Feliks: Das hat zweierlei Gründe. Erstens macht’s den Programm-machenden Spaß und es zieht. Man merkt es ja, Repertoire zieht inzwischen viel, viel mehr. Kino ist nicht mehr nur ein Ort für neue Filme, sondern kann auch wie eine Art Museum gesehen werden. Jede von diesen Filmreihen ist unterschiedlich. Die längst laufende Filmreihe, die wir haben, ist die Mongay, dann kommt die Creepy Crypt, dann kommen wir und letztendlich durch diesen Erfolg von in the mood, das kann man schon stolz sagen, sind all diese anderen Filmreihen mehr oder weniger jetzt entstanden.

Thomas: Die Leute wollen auch alte oder ältere Filme sehen.

Thomas: Das Ding ist, wenn du ältere Filme sehen könntest auf deinem Fernseher zu Hause oder auf der großen Leinwand, dann ist ja klar, wo man eigentlich hingehen möchte.
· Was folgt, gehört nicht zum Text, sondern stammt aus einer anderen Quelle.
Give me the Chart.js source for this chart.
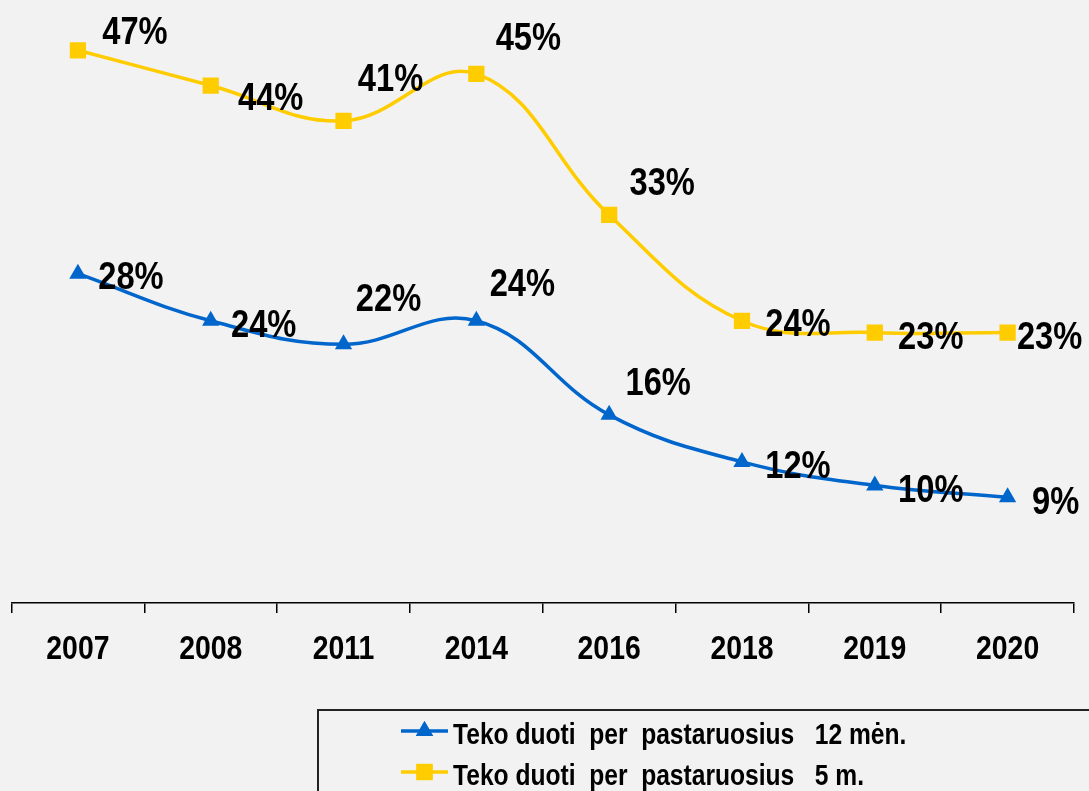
<!DOCTYPE html>
<html>
<head>
<meta charset="utf-8">
<script src="https://cdn.jsdelivr.net/npm/chart.js@4/dist/chart.umd.min.js"></script>
<style>
  html, body { margin:0; padding:0; background:#f2f2f2; }
  #wrap { width:1089px; height:791px; position:relative; }
</style>
</head>
<body>
<div id="wrap"><canvas id="chart"></canvas></div>
<script>
const YEARS = ['2007','2008','2011','2014','2016','2018','2019','2020'];
const SERIES_12 = [28, 24, 22, 24, 16, 12, 10, 9];
const SERIES_5 = [47, 44, 41, 45, 33, 24, 23, 23];
const NAME_12 = 'Teko duoti  per  pastaruosius   12 mėn.';
const NAME_5 = 'Teko duoti  per  pastaruosius   5 m.';

const FONT = '"Liberation Sans", Arial, sans-serif';
const SQUEEZE = 0.86;   // text is horizontally condensed in the original
const BLUE = '#0066cc';
const YELLOW = '#ffcc00';

/* label offsets from the point, px (centre of the text) */
const OFF_5  = [[57,-20],[60,11],[47,-43],[52,-37],[53,-33],[56,2],[56,3],[42,3]];
const OFF_12 = [[53,2],[53,3],[45,-47],[46,-38],[49,-33],[56,3],[56,3],[48,3]];

function squeezedText(ctx, txt, x, y, align, sq) {
  ctx.save();
  ctx.translate(x, y);
  ctx.scale(sq || SQUEEZE, 1);
  ctx.textAlign = align;
  ctx.fillText(txt, 0, 0);
  ctx.restore();
}

const valueLabels = {
  id:'valueLabels',
  afterDatasetsDraw(chart) {
    const ctx = chart.ctx;
    ctx.save();
    ctx.font = 'bold 38px ' + FONT;
    ctx.fillStyle = '#000';
    ctx.textBaseline = 'alphabetic';
    chart.data.datasets.forEach((ds, i) => {
      const meta = chart.getDatasetMeta(i);
      meta.data.forEach((pt, j) => {
        const o = ds.labelOffsets[j];
        squeezedText(ctx, ds.data[j] + '%', pt.x + o[0], pt.y + o[1] + 13.5, 'center');
      });
    });
    ctx.restore();
  }
};

const yearLabels = {
  id:'yearLabels',
  afterDraw(chart) {
    const ctx = chart.ctx;
    const sx = chart.scales.x;
    ctx.save();
    ctx.font = 'bold 33px ' + FONT;
    ctx.fillStyle = '#000';
    ctx.textBaseline = 'alphabetic';
    chart.data.labels.forEach((lab, i) => {
      squeezedText(ctx, lab, sx.getPixelForTick(i), 659, 'center');
    });
    ctx.restore();
  }
};

const boxLegend = {
  id:'boxLegend',
  afterDraw(chart) {
    const ctx = chart.ctx;
    ctx.save();
    ctx.lineWidth = 2;
    ctx.strokeStyle = '#222';
    ctx.strokeRect(318, 710, 900, 200);
    chart.data.datasets.forEach((ds, i) => {
      const y = 731 + i * 41;
      ctx.strokeStyle = ds.borderColor;
      ctx.lineWidth = 3.5;
      ctx.beginPath(); ctx.moveTo(401, y); ctx.lineTo(448, y); ctx.stroke();
      ctx.fillStyle = ds.backgroundColor;
      Chart.helpers.drawPoint(ctx, {pointStyle:ds.pointStyle, radius:ds.pointRadius, rotation:0, borderWidth:0}, 424.5, y);
      ctx.fill();
      ctx.fillStyle = '#000';
      ctx.font = 'bold 30px ' + FONT;
      ctx.textBaseline = 'alphabetic';
      squeezedText(ctx, ds.label, 453, 744 + i * 41, 'left', 0.82);
    });
    ctx.restore();
  }
};

new Chart(document.getElementById('chart'), {
  type:'line',
  data:{
    labels:YEARS,
    datasets:[
      { label:NAME_12, data:SERIES_12, labelOffsets:OFF_12,
        borderColor:BLUE, backgroundColor:BLUE, borderWidth:3.5,
        pointStyle:'triangle', pointRadius:10, pointBorderWidth:0, tension:0.4 },
      { label:NAME_5, data:SERIES_5, labelOffsets:OFF_5,
        borderColor:YELLOW, backgroundColor:YELLOW, borderWidth:3.5,
        pointStyle:'rect', pointRadius:11.5, pointBorderWidth:0, tension:0.4 }
    ]
  },
  options:{
    responsive:true,
    maintainAspectRatio:false,
    animation:false,
    layout:{ padding:{ left:10, right:15, top:15, bottom:178 } },
    plugins:{ legend:{display:false}, tooltip:{enabled:false} },
    scales:{
      x:{
        offset:true,
        border:{ display:true, color:'#000', width:1.5 },
        grid:{ drawOnChartArea:false, drawTicks:true, tickLength:10, color:'#000', lineWidth:1.5, offset:true },
        ticks:{ display:false }
      },
      y:{ display:false, min:0, max:50 }
    }
  },
  plugins:[valueLabels, yearLabels, boxLegend]
});
</script>
</body>
</html>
Und wenn du dann Matrix nochmal auf der großen Leinwand sehen kannst, warum denn nicht?

Feliks: Früher habe ich Fernsehen geguckt oder war in einer Videothek. Heute habe ich zu Hause ja noch nicht mal mehr eine Aufmerksamkeitsspanne, die länger ist als eine Minute. Ich kann ja gar nicht mehr Fernsehen gucken, ohne mein Handy in der Hand zu haben. Ich spreche von mir selber und ich glaube, es geht vielen Leuten so. Und diese Konzentration und dieses gemeinsame Schauen ist deswegen jetzt viel mehr in den Köpfen der Leute. Ich bin mir nicht ganz sicher, ob das auch etwas damit zu tun hat, dass die Welt konservativer wird, und wir gucken alle nur zurück. Aber ja, das ist ein Trend, der vielleicht auch wieder abnehmen wird.

Feliks: Letterboxd erfüllt all das, was ich mein Leben lang gerne gemacht habe: Listen schreiben und irgendwie festzuhalten, was ich wann geguckt habe. Und dass es das jetzt gibt und dann Leute das auch noch liken und sehen können, ist toll. Und für uns als Film oder Kinomachende ist es natürlich auch schön, nach einem gezeigten Film auf Letterboxd zu gehen und sich all die Gedanken der Zuschauer, durchzulesen und wie deren Erlebnis war. Denn es geht ja immer alles einher:  der Film selber, der Inhalt, die Stimmung und die Atmosphäre, in der man das gesehen hat.

Feliks: Ein paar Sachen sind klar. Wir haben tatsächlich noch nie Shoplifters gemacht, wir haben kein Parasite gemacht, wir haben kein Drive My Car gemacht, das sind alles neuere Sachen.

Thomas: Das ist auch der Grund, weil wir ein bisschen Abstand haben wollen und dann eher warten.

Feliks: Aber wenn du das spezifisch fragst, es gibt ganz viele Filme, für die es keine Filmrechte gibt. Wir würden so unglaublich gerne Ozu zeigen, wie schön das wäre! Oder tatsächlich die älteren Filme von Bi Gan, wo Resurrection nächstes Jahr rauskommt. Yi Yi war ein Film, den wir ab Minute 1 zeigen wollten und jetzt ging es endlich und so wird sich’s entwickeln. Naja, und dann haben wir noch Akira, das wird dann so der Bonus irgendwann, nächstes Jahr wahrscheinlich.

Thomas: Der Arbeitsprozess der nächsten 100 Filme ist wahrscheinlich genau gleich wie der Arbeitsprozess der ersten 100 Filme. Außer, dass wir selbstbewusster an die Sache rangehen und vielleicht ein besseres Auge haben, was funktioniert und was nicht, aber die persönliche Liebe ja noch bleibt, einfach Filme mit anderen Menschen zu entdecken.